FIG. 1 shows a schematic representation of conventional, fully-depleted SOI transistor. The transistor in FIG. 1 is fabricated on a substrate 10, with a buried oxide 11 separating all components of the transistor from the underlying substrate 10. The active region 13 is intentionally undoped or doped at a low level of 1015-1017/cm3 that permits the active region to be totally free of carriers when there is no applied voltage difference between the gate 15 and 16 and the source, one of either region marked 19. This is made possible because a metal gate 15 is chosen to have a work function which establishes the appropriate electrostatic potentials within the silicon channel region 13. The gate region 16 is a robust material like polycrystalline silicon that permits fabrication of further structures like inter-layer dielectrics and contacts. Normally in the fabrication of the transistor shown in FIG. 1, there is a protective oxide 17 which is removed and replaced by a thin, high dielectric constant stack identified as 14. On each side of the gate structure comprising elements 14, 15 and 16, there is a spacer 18. Typically, this spacer is a robust dielectric like silicon nitride that has been etched anisotropically to leave walls of finite thickness on each side of the gate structure. Because of the limitations in FDSOI transistors, the total thickness of region 13 and that part of region 19 that lies beneath the spacer is the same, 4 nm to 8 nm in advanced technologies. The transistor described in FIG. 1 suffers from the limitations described hereinabove.

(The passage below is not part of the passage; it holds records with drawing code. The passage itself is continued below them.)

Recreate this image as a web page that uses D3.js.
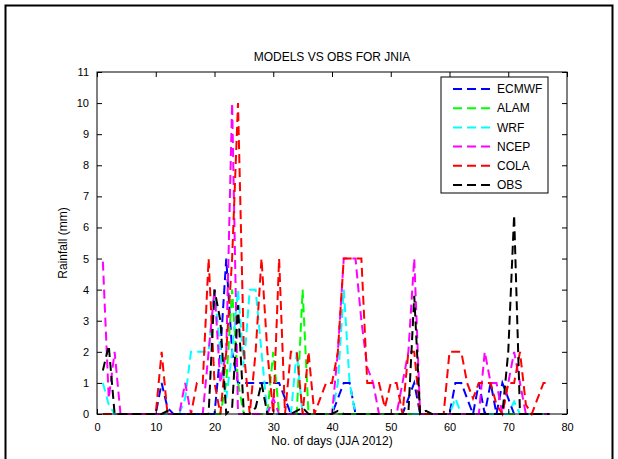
<!DOCTYPE html>
<html>
<head>
<meta charset="utf-8">
<script src="https://cdn.jsdelivr.net/npm/d3@7"></script>
<style>
  body { margin: 0; background: #fff; }
  text { font-family: "Liberation Sans", Arial, sans-serif; }
</style>
</head>
<body>
<div id="chart"></div>
<script>
// daily rainfall (mm), days 1..77
const days = d3.range(1, 78);

const ecmwf = [0,0,0,0,0,0,0,0,0,0, 1,0.2,0,0,0,0,0,0,0,0,
  2,5,2,1,1,1,1,1,1,1, 1,0.5,0,0,0,0,0,0,0,0,
  0.5,1,1,0,0,0,0,0,0,0, 0,0,0.5,1,0,0,0,0,0,0,
  1,1,0.5,0,1,0,1,0,1,0.5, 0,0,0,0,0,0,0];
const alam = [0,0,0,0,0,0,0,0,0,0, 0,0,0,0,0,0,0,0,0,0,
  0,1,4,1,0,0,0,0,0,2, 0,0,0,0,4,0,0,0,0,0,
  0,0,0,0,0,0,0,0,0,0, 0,0,0,0,0,0,0,0,0,0,
  0,0,0,0,0,0,0,0,0,0, 0,0,0,0,0,0,0];
const wrf = [1,0.3,0,0,0,0,0,0,0,0, 0,0,0,0,0.5,2,2,2,2,4,
  2,0.5,2,4,1.5,4,4,2,0,0, 0,0,0,2,0,0,0,0,0,0,
  1,4,1,0,0,0,0,0,0,0, 0,0,0,0,0,0,0,0,0,0,
  0.5,0,0,0,0,0,0,0,0,0, 0.4,0,0,0,0,0,0];
const ncep = [4.9,0.5,2,0,0,0,0,0,0,0, 0,0,0,0,1,0,0,0,2,4,
  1,2,10,0,0,0,0,0,0,0.5, 0,0,0,0,0,0,0,0,0,0,
  2,5,5,5,3,1.5,1,0,0,0, 0,1,2,5,0,0,0,0,0,0,
  0,0,0,0,0,2,1,1,0,1, 2,1,0,0,0,0,0];
const cola = [0,0,0,0,0,0,0,0,0,0, 2,0,0,0,0,0,1,1,5,1,
  0,2,5,10,2,0,2,5,2,0, 5,0,2,2,0,2,0,0.5,1,1,
  2,5,5,5,5,1,1,1,0.2,1, 1,0,2,2,0,0,0,0,0,2,
  2,2,1,0.5,1,1,1,0.3,0,1, 1,2,0.3,0,0.5,1,1];
const obs = [1.4,2.2,0,0,0,0,0,0,0,0, 0,0.1,0,0,0,0,0,0,0,4,
  3,0,0.2,3.5,0,0,0.2,1,0,0, 0,0,0,0.1,0.2,0,0,0,0,0,
  0.1,0,0,0,0,0,0,0,0,0, 0,0,0,3.8,0,0.1,0,0,0,0,
  0,0,0,0,0,0,0,0,0,2, 6.4,0,0,0,0,0,0];

const seriesNames = ["ECMWF", "ALAM", "WRF", "NCEP", "COLA", "OBS"];
const seriesValues = [ecmwf, alam, wrf, ncep, cola, obs];
const seriesColors = ["#0000ff", "#00ff00", "#00ffff", "#ff00ff", "#ff0000", "#000000"];

const xTicks = d3.range(0, 81, 10);
const yTicks = d3.range(0, 12, 1);

const W = 618, H = 459;
const margin = { top: 72, right: 51, bottom: 45, left: 97 };
const width = W - margin.left - margin.right;
const height = H - margin.top - margin.bottom;

const svg = d3.select("#chart").append("svg")
  .attr("width", W).attr("height", H);

// outer figure frame
svg.append("path")
  .attr("d", `M5.5,${H + 5}V5.5H612.5V${H + 5}`)
  .attr("fill", "none").attr("stroke", "#000").attr("stroke-width", 2);

const g = svg.append("g")
  .attr("transform", `translate(${margin.left},${margin.top})`);

const x = d3.scaleLinear().domain([0, 80]).range([0, width]);
const y = d3.scaleLinear().domain([0, 11]).range([height, 0]);

// data lines
const line = d3.line()
  .x((d, i) => x(days[i]))
  .y(d => y(d));

seriesValues.forEach((vals, k) => {
  g.append("path")
    .datum(vals)
    .attr("fill", "none")
    .attr("stroke", seriesColors[k])
    .attr("stroke-width", 2)
    .attr("stroke-dasharray", "9,5")
    .attr("d", line);
});

// axes with inward ticks, mirrored on top/right
const axisStyle = sel => {
  sel.select(".domain").remove();
  sel.selectAll("line").attr("stroke", "#000");
  sel.selectAll("text").attr("fill", "#000").style("font-size", "11px");
};

g.append("g")
  .attr("transform", `translate(0,${height})`)
  .call(d3.axisBottom(x).tickValues(xTicks).tickSizeInner(-5).tickPadding(9))
  .call(axisStyle);
g.append("g")
  .call(d3.axisLeft(y).tickValues(yTicks).tickSizeInner(-5).tickPadding(8))
  .call(axisStyle);
g.append("g")
  .call(d3.axisTop(x).tickValues(xTicks).tickSizeInner(-5).tickFormat(""))
  .call(axisStyle);
g.append("g")
  .attr("transform", `translate(${width},0)`)
  .call(d3.axisRight(y).tickValues(yTicks).tickSizeInner(-5).tickFormat(""))
  .call(axisStyle);

g.append("rect")
  .attr("width", width).attr("height", height)
  .attr("fill", "none").attr("stroke", "#000").attr("stroke-width", 1);

// title and labels
svg.append("text")
  .attr("x", margin.left + width / 2).attr("y", 61)
  .attr("text-anchor", "middle")
  .style("font-size", "12px")
  .text("MODELS VS OBS FOR JNIA");

svg.append("text")
  .attr("x", margin.left + width / 2).attr("y", 445)
  .attr("text-anchor", "middle")
  .style("font-size", "12px")
  .text("No. of days (JJA 2012)");

svg.append("text")
  .attr("transform", `translate(67,${margin.top + height / 2}) rotate(-90)`)
  .attr("text-anchor", "middle")
  .style("font-size", "12px")
  .text("Rainfall (mm)");

// legend
const legend = svg.append("g").attr("transform", "translate(441,77)");
legend.append("rect")
  .attr("width", 107).attr("height", 116)
  .attr("fill", "#fff").attr("stroke", "#000");

seriesNames.forEach((name, k) => {
  const row = legend.append("g").attr("transform", `translate(0,${12 + k * 19.2})`);
  row.append("line")
    .attr("x1", 12).attr("x2", 53)
    .attr("stroke", seriesColors[k])
    .attr("stroke-width", 2)
    .attr("stroke-dasharray", "9,5");
  row.append("text")
    .attr("x", 56).attr("dy", "0.35em")
    .style("font-size", "12px")
    .text(name);
});
</script>
</body>
</html>
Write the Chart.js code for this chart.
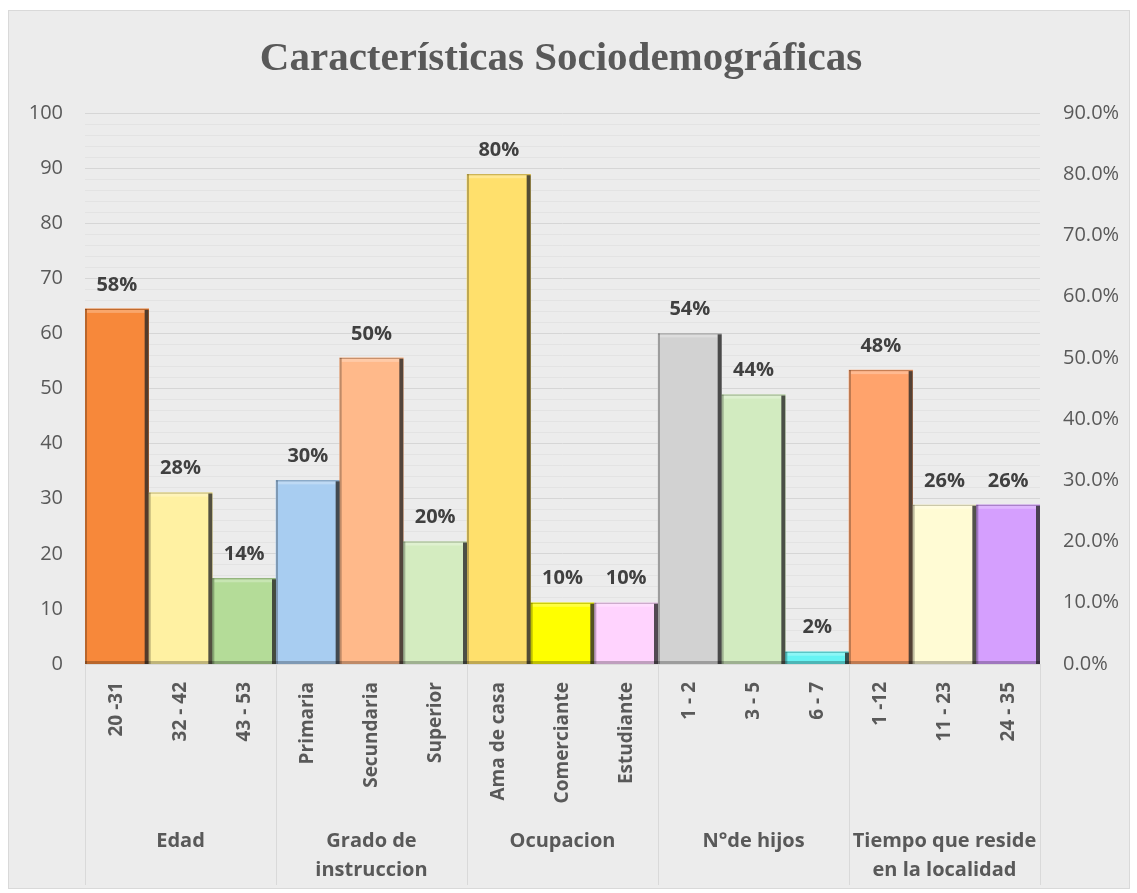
<!DOCTYPE html>
<html>
<head>
<meta charset="utf-8">
<script src="https://cdn.jsdelivr.net/npm/chart.js@4.4.0/dist/chart.umd.min.js"></script>
<style>
  body { margin: 0; background: #ffffff; }
  #caja {
    position: absolute; left: 8px; top: 10px;
    width: 1120px; height: 877px;
    background: #ececec; border: 1px solid #d9d9d9;
  }
</style>
</head>
<body>
<div id="caja"><canvas id="myChart" width="1120" height="877"></canvas></div>
<script>
// datos
const categorias = ["20 -31", "32 - 42", "43 - 53", "Primaria", "Secundaria", "Superior",
  "Ama de casa", "Comerciante", "Estudiante", "1 - 2", "3 - 5", "6 - 7", "1 -12", "11 - 23", "24 - 35"];
const porcentajes = [0.58, 0.28, 0.14, 0.30, 0.50, 0.20, 0.80, 0.10, 0.10, 0.54, 0.44, 0.02, 0.48, 0.26, 0.26];
const grupos = ["Edad", ["Grado de", "instruccion"], "Ocupacion", "N°de hijos", ["Tiempo que reside", "en la localidad"]];
const tamano_grupos = [3, 3, 3, 3, 3];
const colores = ["#f7883a", "#fff1a2", "#b4dc98", "#a8cdf1", "#ffb98a", "#d4ecc0",
  "#ffe06c", "#ffff00", "#ffd3fe", "#d2d2d2", "#d2ebc0", "#66f3f3", "#ffa36c", "#fffbd4", "#d59ffe"];

const gris = "#595959";

// efecto de bisel en las barras
const bisel = {
  id: "bisel",
  afterDatasetsDraw(chart) {
    const ctx = chart.ctx;
    chart.getDatasetMeta(0).data.forEach((bar) => {
      const w = bar.width;
      const x0 = bar.x - w / 2, x1 = bar.x + w / 2;
      const y0 = bar.y, y1 = bar.base;
      const h = y1 - y0;
      ctx.save();
      // brillo superior
      ctx.fillStyle = "rgba(255,255,255,0.25)";
      ctx.fillRect(x0 + 2, y0 + 1, w - 6, Math.min(3, h - 2));
      // sombra derecha
      ctx.fillStyle = "rgba(40,40,40,0.8)";
      ctx.fillRect(x1 - 4, y0 + 1, 4, h - 1);
      // borde izquierdo, arriba y abajo
      ctx.fillStyle = "rgba(0,0,0,0.25)";
      ctx.fillRect(x0, y0, 2, h);
      ctx.fillRect(x0, y0, w, 1);
      ctx.fillRect(x0, y1 - 3, w, 3);
      ctx.restore();
    });
  }
};

// etiquetas de porcentaje encima de cada barra
const etiquetas = {
  id: "etiquetas",
  afterDatasetsDraw(chart) {
    const ctx = chart.ctx;
    ctx.save();
    ctx.font = "bold 20px 'Open Sans'";
    ctx.fillStyle = "#404040";
    ctx.textAlign = "center";
    ctx.textBaseline = "middle";
    chart.getDatasetMeta(0).data.forEach((bar, i) => {
      ctx.fillText(Math.round(porcentajes[i] * 100) + "%", bar.x, bar.y - 24);
    });
    ctx.restore();
  }
};

// nombres de los grupos y separadores bajo el eje x
const grupos_x = {
  id: "grupos_x",
  afterDraw(chart) {
    const ctx = chart.ctx;
    const xs = chart.scales.x;
    const area = chart.chartArea;
    const paso = xs.getPixelForValue(1) - xs.getPixelForValue(0);
    ctx.save();
    ctx.strokeStyle = "#d9d9d9";
    ctx.lineWidth = 1;
    ctx.font = "bold 20px 'Open Sans'";
    ctx.fillStyle = gris;
    ctx.textAlign = "center";
    ctx.textBaseline = "middle";
    let ini = 0;
    tamano_grupos.forEach((n, g) => {
      const izq = xs.getPixelForValue(ini) - paso / 2;
      const der = xs.getPixelForValue(ini + n - 1) + paso / 2;
      [izq, der].forEach((px) => {
        ctx.beginPath();
        ctx.moveTo(Math.round(px) + 0.5, area.bottom);
        ctx.lineTo(Math.round(px) + 0.5, area.bottom + 221);
        ctx.stroke();
      });
      const lineas = Array.isArray(grupos[g]) ? grupos[g] : [grupos[g]];
      lineas.forEach((t, k) => ctx.fillText(t, (izq + der) / 2, area.bottom + 177 + k * 29));
      ini += n;
    });
    ctx.restore();
  }
};

// titulo
const titulo = {
  id: "titulo",
  afterDraw(chart) {
    const ctx = chart.ctx;
    ctx.save();
    ctx.font = "bold 41px 'Liberation Serif'";
    ctx.fillStyle = gris;
    ctx.textAlign = "center";
    ctx.textBaseline = "middle";
    ctx.fillText("Características Sociodemográficas", 552, 48);
    ctx.restore();
  }
};

const my_chart = document.getElementById("myChart");

new Chart(my_chart, {
  type: "bar",
  plugins: [bisel, etiquetas, grupos_x, titulo],
  data: {
    labels: categorias,
    datasets: [{
      data: porcentajes,
      yAxisID: "y1",
      backgroundColor: colores,
      borderWidth: 0,
      barPercentage: 1,
      categoryPercentage: 1
    }]
  },
  options: {
    responsive: false,
    animation: false,
    layout: { padding: { top: 102, bottom: 2, left: 0, right: 0 } },
    plugins: { legend: { display: false }, tooltip: { enabled: false } },
    scales: {
      x: {
        grid: { display: false },
        border: { color: "#d9d9d9" },
        ticks: {
          color: gris,
          font: { family: "Open Sans", size: 19, weight: "bold" },
          minRotation: 90, maxRotation: 90, autoSkip: false, padding: 10
        },
        afterFit: (s) => { s.height = 222; }
      },
      y: {
        position: "left",
        min: 0, max: 100,
        border: { display: false },
        grid: {
          drawTicks: false,
          color: (c) => (c.tick.value % 10 === 0 ? "#d6d6d6" : "#e3e3e3")
        },
        ticks: {
          stepSize: 2, autoSkip: false, padding: 22,
          color: gris,
          font: { family: "Open Sans", size: 20 },
          callback: (v) => (v % 10 === 0 ? v : "")
        },
        afterFit: (s) => { s.width = 76; }
      },
      y1: {
        position: "right",
        min: 0, max: 0.9,
        border: { display: false },
        grid: { display: false, drawTicks: false },
        ticks: {
          stepSize: 0.1, padding: 23,
          color: gris,
          font: { family: "Open Sans", size: 20 },
          callback: (v) => (v * 100).toFixed(1) + "%"
        },
        afterFit: (s) => { s.width = 89; }
      }
    }
  }
});
</script>
</body>
</html>
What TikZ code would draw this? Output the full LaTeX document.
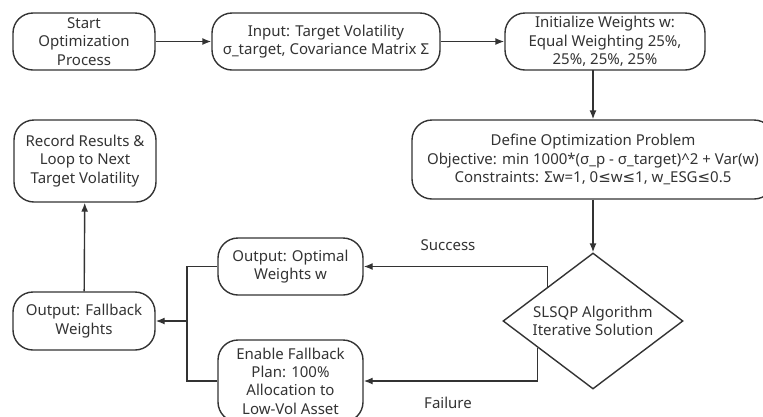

While the use of prior art FDSOI structures eliminates threshold voltage variations associated with random doping fluctuations, that advantage vanishes when doping is used to adjust threshold voltages. Further, the prior art structure remains subject to variations associated with the randomness of the drain-channel interface, and its source and drain conductances are limited by the very thin film thickness.